Coming across a short-story collection unswervingly devoted to a single theme down to it slightest detail is always notable. That’s the case with Washington author and Georgetown University professor David Ebenbach’s new collection, Into the Wilderness, where the wilderness of the title is parenthood. From the maternity ward to a child’s romantic breakup in college, these stories follow single mothers, lesbian mothers, gay fathers, married parents, and unemployed parents through the emotional wilds of parenthood, with lots of focus on the often grueling physical labor of raising infants and toddlers.
“Escape Artist” chronicles the travails of a divorced mother of two nearly grown children, a harried nurse who lives in a seedy section of West Philadelphia. Her teenage son accidentally locks her in the basement: “…But then she decided she was more Harry Houdini than Rocky. Yes—she had escaped her childhood home and a disappointing marriage and those green carpets in the rental place and every month she escaped bankruptcy, and now the basement, her basement! She could get herself out of anything.” Miriam, the escape artist, very much resembles Judith, a protagonist of four of these stories, in that she makes unflinchingly true assessments of the surprises and indignities that life throws at her, and is independent and quite able to pursue what she wants. Judith, however, is a more than a little mixed up—not so Miriam—which yields great fodder for the recurring stories about her.

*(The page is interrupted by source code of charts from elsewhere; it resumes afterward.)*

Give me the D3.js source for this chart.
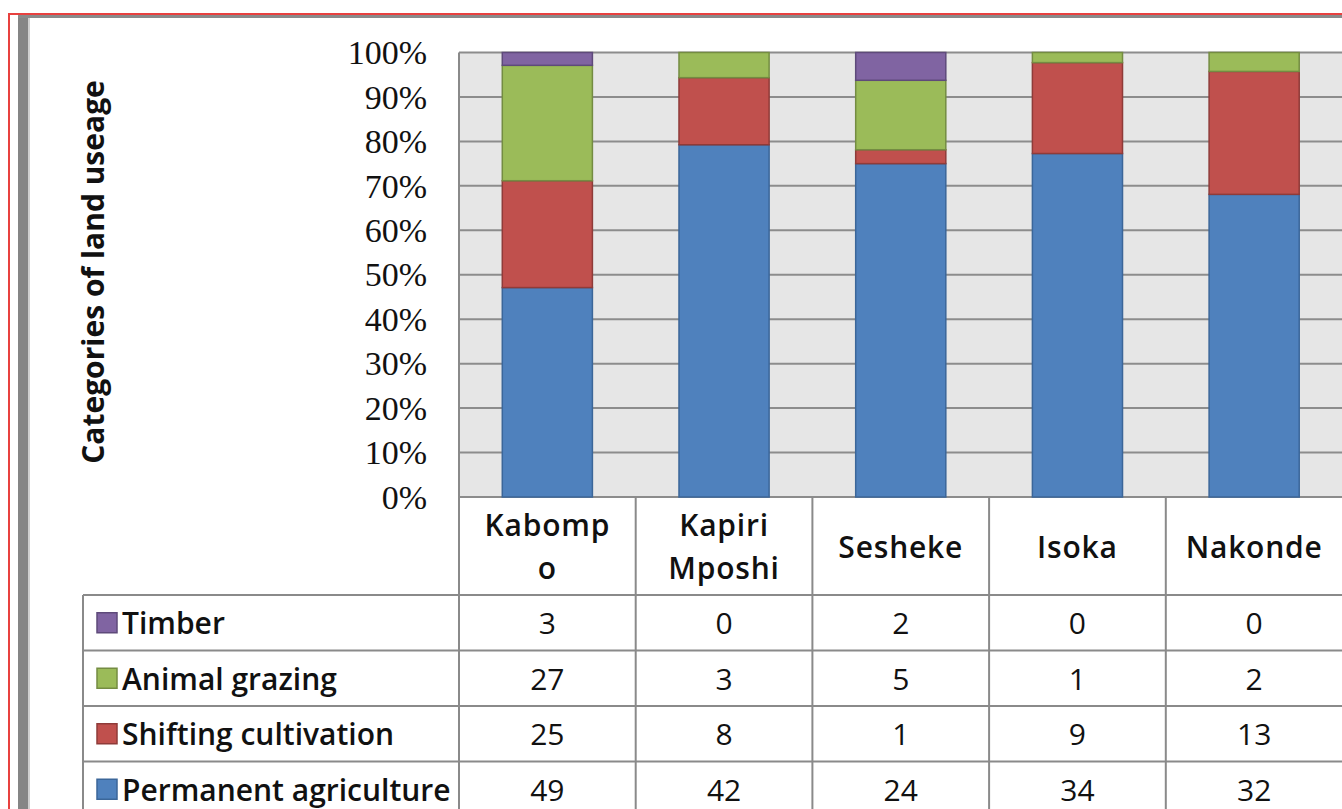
<!DOCTYPE html>
<html>
<head>
<meta charset="utf-8">
<script src="https://cdn.jsdelivr.net/npm/d3@7"></script>
<style>
  html, body { margin: 0; padding: 0; background: #fff; overflow: hidden; }
  svg { display: block; }
</style>
</head>
<body>
<svg id="chart" width="1342" height="809"></svg>
<script>
// Land use by district (counts of respondents)
const districts = ["Kabompo", "Kapiri Mposhi", "Sesheke", "Isoka", "Nakonde"];
const districtLines = [["Kabomp", "o"], ["Kapiri", "Mposhi"], ["Sesheke"], ["Isoka"], ["Nakonde"]];
const seriesNames = ["Permanent agriculture", "Shifting cultivation", "Animal grazing", "Timber"];
const permanentAgriculture = [49, 42, 24, 34, 32];
const shiftingCultivation = [25, 8, 1, 9, 13];
const animalGrazing = [27, 3, 5, 1, 2];
const timber = [3, 0, 2, 0, 0];
const yTicks = [0, 0.1, 0.2, 0.3, 0.4, 0.5, 0.6, 0.7, 0.8, 0.9, 1.0];

const seriesValues = [permanentAgriculture, shiftingCultivation, animalGrazing, timber];
const fills = ["#4f81bd", "#c0504d", "#9bbb59", "#8064a2"];
const strokes = ["#3b6699", "#8f3b39", "#748c42", "#5e4a7a"];

const svg = d3.select("#chart");

// outer frame
svg.append("rect").attr("x", 18).attr("y", 15).attr("width", 10).attr("height", 800).attr("fill", "#858585");
svg.append("line").attr("x1", 18).attr("x2", 1342).attr("y1", 16.5).attr("y2", 16.5)
  .attr("stroke", "#8a8a8a").attr("stroke-width", 3);
svg.append("line").attr("x1", 29).attr("x2", 29).attr("y1", 18).attr("y2", 809)
  .attr("stroke", "#cfcfcf").attr("stroke-width", 2);
svg.append("path").attr("d", "M9,809 V14 H1342").attr("fill", "none")
  .attr("stroke", "#e8413f").attr("stroke-width", 2);

// scales
const plotLeft = 459, plotRight = 1342.5, plotTop = 52.5, plotBottom = 497;
const xCol = d3.scaleBand().domain(districts).range([plotLeft, plotRight]).padding(0);
const xBar = d3.scaleBand().domain(districts).range([plotLeft, plotRight])
  .paddingInner(0.49).paddingOuter(0.245);
const y = d3.scaleLinear().domain([0, 1]).range([plotBottom, plotTop]);

// plot background
svg.append("rect").attr("x", plotLeft).attr("y", plotTop)
  .attr("width", plotRight - plotLeft).attr("height", plotBottom - plotTop)
  .attr("fill", "#e6e6e6");

// gridlines
svg.append("g").selectAll("line").data(yTicks).join("line")
  .attr("x1", plotLeft).attr("x2", plotRight)
  .attr("y1", d => y(d)).attr("y2", d => y(d))
  .attr("stroke", "#8c8c8c").attr("stroke-width", 2);

// y axis (labels only)
const yAxis = d3.axisLeft(y).tickValues(yTicks).tickFormat(d3.format(".0%")).tickSize(0).tickPadding(0);
const yAxisG = svg.append("g").attr("transform", `translate(427,0)`).call(yAxis);
yAxisG.select(".domain").remove();
yAxisG.selectAll("text")
  .attr("font-family", "'Liberation Serif', 'Times New Roman', serif")
  .attr("font-size", 34).attr("fill", "#111").attr("dy", "0.33em");

// stacked 100% bars
const rows = districts.map((d, i) => {
  const o = { district: d };
  seriesNames.forEach((s, k) => o[s] = seriesValues[k][i]);
  return o;
});
const stack = d3.stack().keys(seriesNames).offset(d3.stackOffsetExpand);
const layers = stack(rows);
svg.append("g").selectAll("g").data(layers).join("g")
  .attr("fill", (d, k) => fills[k]).attr("stroke", (d, k) => strokes[k]).attr("stroke-width", 1.5)
  .selectAll("rect").data(d => d.filter(p => p[1] - p[0] > 0)).join("rect")
  .attr("x", p => xBar(p.data.district))
  .attr("width", xBar.bandwidth())
  .attr("y", p => y(p[1]))
  .attr("height", p => y(p[0]) - y(p[1]));

// y axis title
svg.append("text")
  .attr("transform", "translate(92,272) rotate(-90)")
  .attr("text-anchor", "middle").attr("dominant-baseline", "central")
  .attr("font-family", "'Open Sans', sans-serif").attr("font-weight", 700).attr("font-size", 30)
  .attr("fill", "#111")
  .text("Categories of land useage");

// data table
const tableLeft = 83, headerBottom = 595, rowH = 55.5, tableBottom = 840;
const tableRows = [3, 2, 1, 0]; // series index per row, top to bottom
const grid = svg.append("g").attr("stroke", "#8a8a8a").attr("stroke-width", 2);
// vertical column borders
xCol.domain().forEach(d => {
  grid.append("line").attr("x1", xCol(d)).attr("x2", xCol(d)).attr("y1", plotBottom).attr("y2", tableBottom);
});
grid.append("line").attr("x1", plotLeft).attr("x2", plotLeft).attr("y1", plotTop).attr("y2", plotBottom);
grid.append("line").attr("x1", tableLeft).attr("x2", tableLeft).attr("y1", headerBottom).attr("y2", tableBottom);
// horizontal row borders
for (let r = 0; r <= 4; r++) {
  const yy = headerBottom + r * rowH;
  grid.append("line").attr("x1", tableLeft).attr("x2", plotRight).attr("y1", yy).attr("y2", yy);
}

const tableFont = "'Open Sans', sans-serif";
// header: district names
districtLines.forEach((lines, i) => {
  const cx = xCol(districts[i]) + xCol.bandwidth() / 2;
  const centers = lines.length === 1 ? [546] : [524, 567];
  lines.forEach((t, j) => {
    svg.append("text").attr("x", cx).attr("y", centers[j])
      .attr("text-anchor", "middle").attr("dominant-baseline", "central")
      .attr("font-family", tableFont).attr("font-weight", 600).attr("font-size", 30)
      .attr("letter-spacing", 0.8).attr("fill", "#111").text(t);
  });
});

// row legend keys, labels and values
tableRows.forEach((k, r) => {
  const cy = headerBottom + r * rowH + rowH / 2;
  svg.append("rect").attr("x", 97).attr("y", cy - 10).attr("width", 20).attr("height", 20)
    .attr("fill", fills[k]).attr("stroke", strokes[k]).attr("stroke-width", 1.5);
  svg.append("text").attr("x", 122).attr("y", cy)
    .attr("dominant-baseline", "central")
    .attr("font-family", tableFont).attr("font-weight", 600).attr("font-size", 30)
    .attr("fill", "#111").text(seriesNames[k]);
  districts.forEach((d, i) => {
    svg.append("text").attr("x", xCol(d) + xCol.bandwidth() / 2).attr("y", cy)
      .attr("text-anchor", "middle").attr("dominant-baseline", "central")
      .attr("font-family", tableFont).attr("font-weight", 500).attr("font-size", 30)
      .attr("fill", "#111").text(seriesValues[k][i]);
  });
});
</script>
</body>
</html>
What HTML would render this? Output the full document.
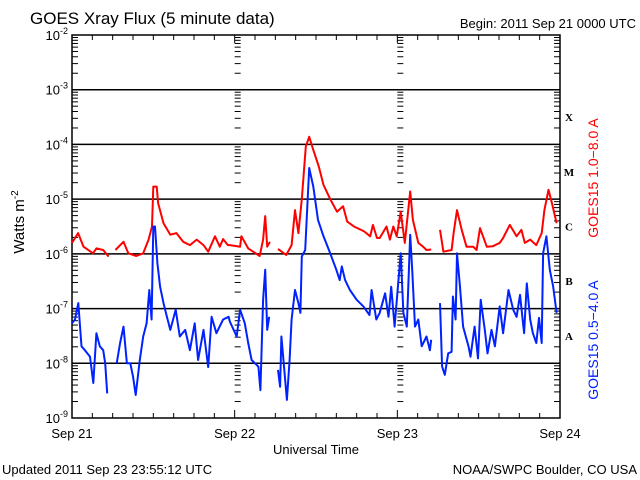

Only one story, “Counterfactual,” could be called a stab at experimental fiction, always risky for a writer whose obvious strength is realism. But Ebenbach manages it, keeping the lens trained on parenthood, just as he succeeds with the stories that lack apparent endings, the ones that meander off, like “Naming,” whose up-in-the-air finale mirrors something essential about the lives of its characters, defined by their uncertainty about becoming parents.
Ebenbach scatters striking aperçus and snappy one-liners throughout his stories: “the bitter Greek chorus of experienced parents”; “my swimmy tiredness”; “Despite herself, she was thinking unsmiling thoughts”; and so forth. These lambent observations brighten what would otherwise be the extremely prosaic terrain of raising children. They illumine how its struggles are the struggles of life itself, ones that may seem small and mundane at first glance but that are, on closer inspection, quite large, huge even, big enough for it to be said that they are what life is really about.
Taken together, these 14 stories amount to a meditation on what it means to be a mother or father. This, very often, involves what it means to be a husband or wife. This fiction focuses on the most important human relations, the ones central to our conceptions of who we are and what life is about. Ebenbach does this all while playing to his strength: using the small, the ordinary, the everyday to give little glimmering glimpses of the enormous, the extraordinary, and the startlingly true.